The Smooth-Max Minimum Incident of December 2018
In what is becoming an ongoing series where I climb the convex optimization learning curve by making rookie mistakes, I tripped over yet another unexpected failure in my feasible point solver while testing a couple new inequality constraints for my monotonic splining project.
The symptom was that when I added minimum and maximum constraints,
the feasible point solver began reporting failure.
These failures made no sense to me, because they were actually constraining my problem very little, if at all.
For example, I if I added constraints for s(x) > 0
and s(x) < 1
, the solver began failing,
even though my function (designed to behave as a CDF) was already meeting these constraints to within machine epsilon tolerance.

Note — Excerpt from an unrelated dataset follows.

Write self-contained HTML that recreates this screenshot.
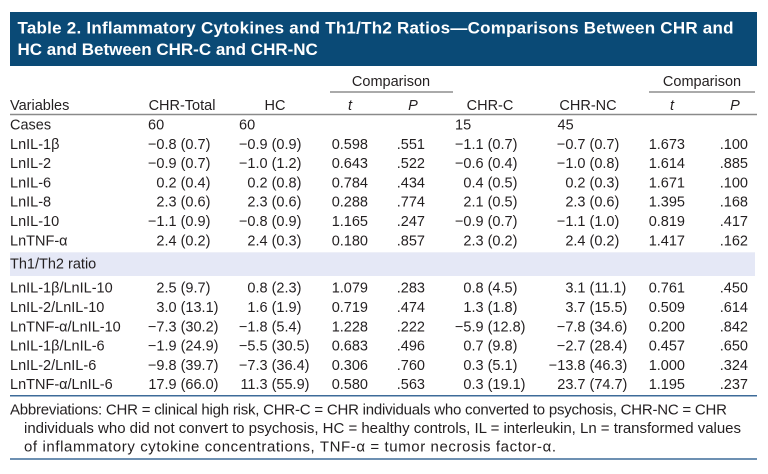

When I inspected its behavior, I discovered that my solver found a point x
where the
smooth-max was minimized,
and reported this answer as also being the minimum possible value for the true maximum.
As it happened, this value for x
was positive (non-satisfying) for the true max, even though better locations did exist!
This time, my error turned out to be that I had assumed the smooth-max function is “minimum preserving.” That is, I had assumed that the minimum of smooth-max is the same as the corresponding minimum for the true maximum. I cooked up a quick jupyter notebook to see if I could prove I was wrong about this, and sure enough came up with a simple visual counter-example:
In this plot, the black dotted line identifies the minimum of the true maximum: the left intersection of the blue parabola and red line. The green dotted line shows the mimimum of soft-max, and it’s easy to see that they are completely different!
I haven’t yet coded up a fix for this, but my basic plan is to allow the smooth-max alpha to increase whenever it fails to find a feasible point. Why? Increasing alpha causes the smooth-max to more closely approximate true max. If the soft-max approximation becomes sufficiently close to the true maximum, and no solution is found, then I can report an empty feasible region with more confidence.
Why did I make this blunder? I suspect it is because I originally only visualized symmetric examples in my mind, where the mimimum of smooth-max and true maximum is the same. Visual intuitions are only as good as your imagination!